We can see all sorts of interesting price action in this table. First, it's very common in Scotland for a property to be listed as Offers Over, especially initially. The general concept is to generate broad interest with a "low-ball" price and then those that "fall in love" will offer considerably over that price to secure it (often in a blind sealed bidding situation termed 'going to a closing date'). In a hot market it's not unknown for properties to go for 20%-30% over the "Offers Over" price. When the market is cooler (as it is at the time of writing), we tend to see more "Fixed Price" properties, where the attraction for the buyer is that the uncertainty of getting into a blind bidding war is taken away. Often then, we might see sellers initially list their property as "Offers Over" and then if the interest hasn't been what they hoped, either reduce the "Offers Over" price or switch to "Fixed Price" which is often higher. This latter situation is really interesting because it signals to the market what the seller's expectations really are. We see plenty of examples of this in this table.
Also, we can see the behaviour of the highly motivated sellers in this table. Some start fiddling with the price just a few days after listing it - perhaps the number of initial enquries to view wasn't as they expected. Others we see adjusting the price and / or price type every week or so - often flip-flopping between "Offers Over" and "Fixed Price" and adjusting each time.

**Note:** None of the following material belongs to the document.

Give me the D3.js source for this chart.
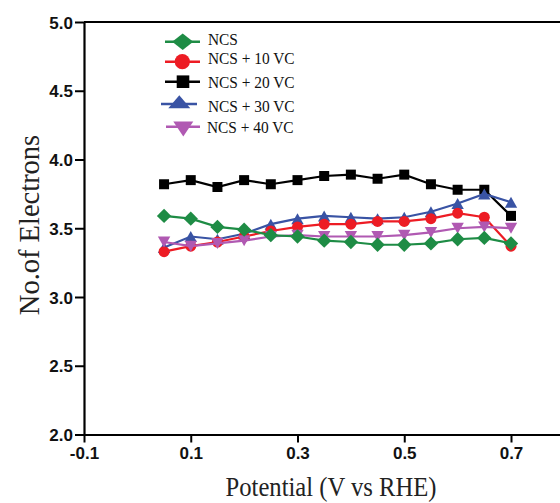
<!DOCTYPE html>
<html>
<head>
<meta charset="utf-8">
<script src="https://cdn.jsdelivr.net/npm/d3@7"></script>
<style>
  html, body { margin: 0; padding: 0; background: #fff; }
  svg { display: block; }
</style>
</head>
<body>
<svg id="chart" width="560" height="503"></svg>
<script>
// Potential (V vs RHE) at which the electron transfer number was evaluated
const potential = [0.05, 0.10, 0.15, 0.20, 0.25, 0.30, 0.35, 0.40, 0.45, 0.50, 0.55, 0.60, 0.65, 0.70];

// Number of electrons transferred for each catalyst
const ncs   = [3.59, 3.57, 3.51, 3.49, 3.45, 3.44, 3.41, 3.40, 3.38, 3.38, 3.39, 3.42, 3.43, 3.39];
const ncs10 = [3.33, 3.37, 3.40, 3.44, 3.48, 3.51, 3.53, 3.53, 3.55, 3.55, 3.57, 3.61, 3.58, 3.37];
const ncs20 = [3.82, 3.85, 3.80, 3.85, 3.82, 3.85, 3.88, 3.89, 3.86, 3.89, 3.82, 3.78, 3.78, 3.59];
const ncs30 = [3.36, 3.44, 3.42, 3.46, 3.53, 3.57, 3.59, 3.58, 3.57, 3.58, 3.62, 3.68, 3.75, 3.69];
const ncs40 = [3.40, 3.37, 3.39, 3.41, 3.44, 3.45, 3.44, 3.44, 3.44, 3.45, 3.47, 3.50, 3.51, 3.50];

const seriesNames = ["NCS", "NCS + 10 VC", "NCS + 20 VC", "NCS + 30 VC", "NCS + 40 VC"];

const xTicks = [-0.1, 0.1, 0.3, 0.5, 0.7];
const yTicks = [2.0, 2.5, 3.0, 3.5, 4.0, 4.5, 5.0];

const svg = d3.select("#chart");

const x = d3.scaleLinear().domain([-0.1, 0.9]).range([84, 84 + 533.75]);
const y = d3.scaleLinear().domain([2, 5]).range([434.5, 22]);

// Marker shapes, drawn centred on the point
const shapes = {
  diamond: (w, h) => `M0,${-h}L${w},0L0,${h}L${-w},0Z`,
  square:  (w)    => `M${-w},${-w}H${w}V${w}H${-w}Z`,
  circle:  (r)    => `M${r},0A${r},${r} 0 1,1 ${-r},0A${r},${r} 0 1,1 ${r},0Z`,
  up:      (w, h) => `M0,${-h}L${w},${h}L${-w},${h}Z`,
  down:    (w, h) => `M0,${h}L${w},${-h}L${-w},${-h}Z`
};

const series = [
  { name: seriesNames[2], values: ncs20, color: "#000000", marker: s => shapes.square(5 * s) },
  { name: seriesNames[3], values: ncs30, color: "#3953a4", marker: s => shapes.up(6.2 * s, 5.5 * s) },
  { name: seriesNames[1], values: ncs10, color: "#ed1c24", marker: s => shapes.circle(5.5 * s) },
  { name: seriesNames[4], values: ncs40, color: "#b059b2", marker: s => shapes.down(6.2 * s, 5.5 * s) },
  { name: seriesNames[0], values: ncs,   color: "#1e8c45", marker: s => shapes.diamond(7.2 * s, 7.2 * s) }
];

// Axes
const xAxis = d3.axisBottom(x).tickValues(xTicks).tickFormat(d3.format(".1f")).tickSize(8).tickSizeOuter(0);
const yAxis = d3.axisLeft(y).tickValues(yTicks).tickFormat(d3.format(".1f")).tickSize(9).tickSizeOuter(0);

const gx = svg.append("g").attr("transform", `translate(0,${y(2)})`).call(xAxis);
const gy = svg.append("g").attr("transform", `translate(${x(-0.1)},0)`).call(yAxis);

[gx, gy].forEach(g => {
  g.select(".domain").attr("stroke", "#000").attr("stroke-width", 2.2);
  g.selectAll(".tick line").attr("stroke", "#000").attr("stroke-width", 2);
  g.selectAll(".tick text")
    .attr("fill", "#111")
    .style("font-family", "'Liberation Sans', Arial, sans-serif")
    .style("font-weight", "bold")
    .style("font-size", "17px");
});
gx.selectAll(".tick text").attr("dy", "0.9em").attr("y", 9).text(d => d3.format(".1f")(d).replace("\u2212", "-"));
gy.selectAll(".tick text").attr("x", -11).attr("dy", "0.36em");

// Top frame line
svg.append("line")
  .attr("x1", x(-0.1)).attr("x2", x(0.9))
  .attr("y1", y(5)).attr("y2", y(5))
  .attr("stroke", "#000").attr("stroke-width", 2.2);

// Axis titles
const titleFont = "'Liberation Serif', 'Times New Roman', serif";
svg.append("text")
  .attr("transform", "translate(331,496) scale(0.88,1)")
  .attr("text-anchor", "middle")
  .style("font-family", titleFont)
  .style("font-size", "28px")
  .attr("fill", "#222")
  .text("Potential (V vs RHE)");

svg.append("text")
  .attr("transform", "translate(39,225) rotate(-90) scale(0.95,1)")
  .attr("text-anchor", "middle")
  .style("font-family", titleFont)
  .style("font-size", "30px")
  .attr("fill", "#222")
  .text("No.of Electrons");

// Lines and markers
const line = d3.line().x((d, i) => x(potential[i])).y(d => y(d));

series.forEach(s => {
  const g = svg.append("g");
  g.append("path")
    .attr("d", line(s.values))
    .attr("fill", "none")
    .attr("stroke", s.color)
    .attr("stroke-width", 2.2);
  g.selectAll("path.pt")
    .data(s.values)
    .join("path")
    .attr("class", "pt")
    .attr("transform", (d, i) => `translate(${x(potential[i])},${y(d)})`)
    .attr("d", s.marker(1))
    .attr("fill", s.color);
});

// Legend
const legendRows = [
  { idx: 0, color: "#1e8c45", lineX: [165, 200], mx: 182.7, ly: 41.7, my: 41.7, ty: 44.5, tx: 208, marker: shapes.diamond(10.5, 8.3) },
  { idx: 1, color: "#ed1c24", lineX: [165, 200], mx: 182.3, ly: 61.7, my: 61.7, ty: 63.7, tx: 208, marker: shapes.circle(7.6) },
  { idx: 2, color: "#000000", lineX: [165, 200], mx: 183,   ly: 81.7, my: 81.7, ty: 88.3, tx: 208, marker: shapes.square(6.3) },
  { idx: 3, color: "#3953a4", lineX: [161, 197], mx: 179.3, ly: 104,  my: 101.7, ty: 111.6, tx: 208, marker: shapes.up(11, 6.5) },
  { idx: 4, color: "#b059b2", lineX: [166, 200], mx: 183.3, ly: 126.7, my: 129, ty: 133.3, tx: 207, marker: shapes.down(10, 7.5) }
];

const lg = svg.append("g");
legendRows.forEach(r => {
  lg.append("line")
    .attr("x1", r.lineX[0]).attr("x2", r.lineX[1])
    .attr("y1", r.ly).attr("y2", r.ly)
    .attr("stroke", r.color).attr("stroke-width", 2.4);
  lg.append("path")
    .attr("transform", `translate(${r.mx},${r.my})`)
    .attr("d", r.marker)
    .attr("fill", r.color);
  lg.append("text")
    .attr("transform", `translate(${r.tx},${r.ty}) scale(0.88,1)`)
    .style("font-family", titleFont)
    .style("font-size", "17.5px")
    .attr("fill", "#111")
    .text(seriesNames[r.idx]);
});
</script>
</body>
</html>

Either way, it is clear these sellers are much more motivated to find the market price and sell vs those that listed weeks or months ago and have never adjusted the price and are perhaps waiting for the market to come to them.
Let's take look at the properties that have changed status the most:
display_cols=['area','dwelling_type','beds','baths','dwelling_cat','dom','status_changes','hr_status_history']

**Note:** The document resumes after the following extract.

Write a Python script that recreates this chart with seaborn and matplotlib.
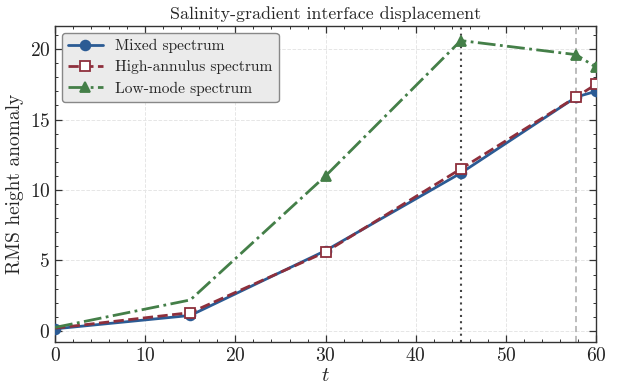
import matplotlib
matplotlib.use("Agg")
import matplotlib.pyplot as plt
import seaborn as sns
import pandas as pd

t = [0, 15, 30, 45, 57.8, 60]
mixed = [0.15, 1.1, 5.7, 11.2, 16.6, 17.0]
high_annulus = [0.2, 1.3, 5.6, 11.5, 16.6, 17.5]
low_mode = [0.25, 2.2, 11.0, 20.6, 19.6, 18.7]
names = ["Mixed spectrum", "High-annulus spectrum", "Low-mode spectrum"]

sns.set_theme(style="ticks")
plt.rcParams["font.family"] = ["cmr10", "DejaVu Serif"]
plt.rcParams["mathtext.fontset"] = "cm"
plt.rcParams["axes.formatter.use_mathtext"] = True
plt.rcParams["axes.unicode_minus"] = False

df = pd.DataFrame({"t": t * 3,
                   "v": mixed + high_annulus + low_mode,
                   "s": [names[0]] * 6 + [names[1]] * 6 + [names[2]] * 6})

fig = plt.figure(figsize=(6.19, 3.89), dpi=100)
ax = fig.add_axes([0.089, 0.121, 0.874, 0.812])

colors = ["#2b5b94", "#8e2f3c", "#447f48"]
styles = [dict(ls="-", marker="o", mfc=colors[0], markevery=None),
          dict(ls="--", marker="s", mfc="white", markevery=[1, 2, 3, 4, 5]),
          dict(ls="-.", marker="^", mfc=colors[2], markevery=[2, 3, 4, 5])]

for i, n in enumerate(names):
    sub = df[df.s == n]
    st = styles[i]
    sns.lineplot(data=sub, x="t", y="v", ax=ax, color=colors[i], linewidth=2.0,
                 linestyle=st["ls"], marker=st["marker"], markersize=7,
                 markerfacecolor=st["mfc"], markeredgecolor=colors[i],
                 markeredgewidth=1.3, markevery=st["markevery"], label=n,
                 zorder=3 + i)

ax.axvline(45, color="#444444", linestyle=(0, (1, 2)), linewidth=1.5, zorder=2)
ax.axvline(57.8, color="#aaaaaa", linestyle=(0, (4, 2.5)), linewidth=1.1, zorder=2)

ax.set_xlim(0, 60)
ax.set_ylim(-0.78, 21.63)
ax.set_xticks([0, 10, 20, 30, 40, 50, 60])
ax.set_yticks([0, 5, 10, 15, 20])
ax.minorticks_on()
ax.tick_params(which="both", direction="in", top=True, right=True, labelsize=14, colors="#333333")
ax.tick_params(which="major", length=5, width=0.9, labelcolor="#222222")
ax.tick_params(which="minor", length=2.5, width=0.7)
ax.grid(True, which="major", color="#e6e6e6", linestyle="--", linewidth=0.7)
for s in ax.spines.values():
    s.set_color("#333333")
    s.set_linewidth(1.0)

ax.set_xlabel("$t$", fontsize=15, labelpad=2)
ax.set_ylabel("RMS height anomaly", fontsize=14, labelpad=4)
ax.set_title("Salinity-gradient interface displacement", fontsize=12.9, pad=5)

leg = ax.legend(loc="upper left", fontsize=11.2, frameon=True, fancybox=True,
                facecolor="#ebebeb", edgecolor="#888888", framealpha=1.0,
                handlelength=2.2, borderpad=0.4, labelspacing=0.45,
                borderaxespad=0, bbox_to_anchor=(0.013, 0.978))
leg.get_frame().set_linewidth(1.0)

fig.savefig("out.png", dpi=100)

distressed_df = actives_df[(actives_df['status_changes'] >= 3) & (actives_df['current_status'] == 'Active')][display_cols]\
.sort_values('status_changes', ascending=False)

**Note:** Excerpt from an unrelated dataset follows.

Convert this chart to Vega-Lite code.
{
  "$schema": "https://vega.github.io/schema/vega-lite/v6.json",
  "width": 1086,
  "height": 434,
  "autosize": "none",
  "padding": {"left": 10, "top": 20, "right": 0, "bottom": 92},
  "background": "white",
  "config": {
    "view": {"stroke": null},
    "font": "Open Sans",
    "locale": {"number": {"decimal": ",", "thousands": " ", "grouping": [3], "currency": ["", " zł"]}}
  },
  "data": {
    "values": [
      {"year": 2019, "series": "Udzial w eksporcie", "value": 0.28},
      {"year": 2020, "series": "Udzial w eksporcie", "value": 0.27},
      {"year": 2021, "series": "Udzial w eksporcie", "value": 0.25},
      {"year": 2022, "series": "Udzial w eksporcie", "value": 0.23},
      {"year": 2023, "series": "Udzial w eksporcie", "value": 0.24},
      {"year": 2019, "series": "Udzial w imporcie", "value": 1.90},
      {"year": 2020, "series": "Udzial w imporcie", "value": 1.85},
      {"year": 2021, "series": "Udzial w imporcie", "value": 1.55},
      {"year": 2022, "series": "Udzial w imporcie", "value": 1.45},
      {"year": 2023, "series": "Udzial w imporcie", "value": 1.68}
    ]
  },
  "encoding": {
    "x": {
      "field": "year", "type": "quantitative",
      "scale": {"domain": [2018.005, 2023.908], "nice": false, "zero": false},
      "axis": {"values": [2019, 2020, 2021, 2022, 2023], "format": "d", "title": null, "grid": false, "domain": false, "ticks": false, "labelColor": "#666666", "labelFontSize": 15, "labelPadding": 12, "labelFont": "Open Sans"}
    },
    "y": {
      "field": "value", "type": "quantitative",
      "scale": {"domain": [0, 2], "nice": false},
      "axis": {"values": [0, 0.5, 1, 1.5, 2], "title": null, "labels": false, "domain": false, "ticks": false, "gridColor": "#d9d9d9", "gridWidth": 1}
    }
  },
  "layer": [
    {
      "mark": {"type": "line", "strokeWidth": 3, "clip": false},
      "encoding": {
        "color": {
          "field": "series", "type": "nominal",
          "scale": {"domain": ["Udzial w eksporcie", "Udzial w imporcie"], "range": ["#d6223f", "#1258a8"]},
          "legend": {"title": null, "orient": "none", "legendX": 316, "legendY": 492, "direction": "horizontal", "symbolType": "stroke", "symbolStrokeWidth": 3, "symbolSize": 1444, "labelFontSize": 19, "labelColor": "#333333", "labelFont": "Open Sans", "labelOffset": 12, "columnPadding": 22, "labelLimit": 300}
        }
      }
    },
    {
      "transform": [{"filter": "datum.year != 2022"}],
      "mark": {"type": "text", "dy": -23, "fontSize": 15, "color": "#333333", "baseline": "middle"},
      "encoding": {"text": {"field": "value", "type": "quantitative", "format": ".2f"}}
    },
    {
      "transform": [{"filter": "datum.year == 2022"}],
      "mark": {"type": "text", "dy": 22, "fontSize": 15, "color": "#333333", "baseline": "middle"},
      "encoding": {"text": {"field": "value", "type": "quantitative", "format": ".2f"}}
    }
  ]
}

display(distressed_df.style.hide(axis="index"))
| area | dwelling_type | beds | baths | dwelling_cat | dom | status_changes | hr_status_history |
|---|---|---|---|---|---|---|---|
| eh26 | 3 bedroom semi-detached house for sale | 3 | 1 | House | 71 | 4 | (2023-08-24 Act),(2023-09-10 UO),(2023-09-30 Act),(2023-10-18 UO),(2023-10-31 Act) |
| eh6 | 2 bedroom apartment for sale | 2 | 2 | Flat | 136 | 3 | (2023-08-24 SLD),(2023-09-18 Act),(2023-09-27 SLD),(2023-10-15 Act) |
| eh14 | 2 bedroom flat for sale | 2 | 1 | Flat | 104 | 3 | (2023-08-24 UO),(2023-08-29 Act),(2023-09-27 UO),(2023-10-05 Act) |
| eh20 | 3 bedroom semi-detached house for sale | 3 | 1 | House | 259 | 3 | (2023-08-24 SLD),(2023-08-31 Act),(2023-09-06 UO),(2023-11-03 Act) |
| eh32 | 3 bedroom cottage for sale | 3 | 1 | House | 167 | 3 | (2023-08-24 UO),(2023-09-26 Act),(2023-10-12 UO),(2023-10-18 Act) |
Note: I have deliberately dropped the address field for privacy reasons.
We don't know why the sales fell through multiple times on these properties but identifying them may be useful in order to extract value in a distressed or special situation that an investor is better able to deal with.
Neither of these lists are likely to be something you'd be able to find online. The market information is mostly owned by the sellers and they're very unlikely to want you to know that they're highly motivated to sell or that there's been issues with previous sales.
Now let's update the map with the sales and status history information in the hover tool:
import os
from bokeh.io import show
from bokeh.plotting import gmap
from bokeh.models import GMapOptions
from bokeh.models import ColumnDataSource
from bokeh.io import output_notebook
from bokeh.models import Scatter
output_notebook()
from bokeh.transform import linear_cmap
from bokeh.palettes import Plasma256 as palette
from bokeh.models import ColorBar
from bokeh.models import HoverTool
# Render a Google roadmap at longitude, latitude centered on Granton / Western Harbour
lat, lon, zoom = 55.98, -3.21, 14
gmap_options = GMapOptions(lat=lat, lng=lon, map_type='roadmap', zoom=zoom)
api_key = os.environ['GOOGLE_API_KEY']
# Define the fields of the hover tool
hover = HoverTool(tooltips = [
# ('Address', '@address'),
('Description', '@dwelling_type'),
('Price', '@current_price'),
('Beds', '@beds'),
('Baths', '@baths'),
('Days on Market', '@dom'),
('Price History', '@hr_price_history'),
('Status History', '@hr_status_history')
])
# Add in the hover tool to the map tools
p = gmap(api_key, gmap_options, width=900, height=400, tools=[hover, 'reset', 'wheel_zoom', 'pan'])
# Define a colour mapper based on asking price and a data source to plot all the For Sale properties
mapper = linear_cmap('current_price', palette, 0, 1400000)
source = ColumnDataSource(actives_df[actives_df['current_status'] == 'Active'])
glyph = Scatter(x='longitude', y='latitude', size='marker_size', fill_color=mapper, line_color=mapper, marker='marker_shape',
line_alpha=0.6, fill_alpha=0.6)
p.add_glyph(source, glyph)
# Put the color bar "legend" on the right
color_bar = ColorBar(color_mapper=mapper['transform'], location=(0,0))
p.add_layout(color_bar, 'right')
show(p)
actives_df.to_pickle('actives_df_part4.pkl')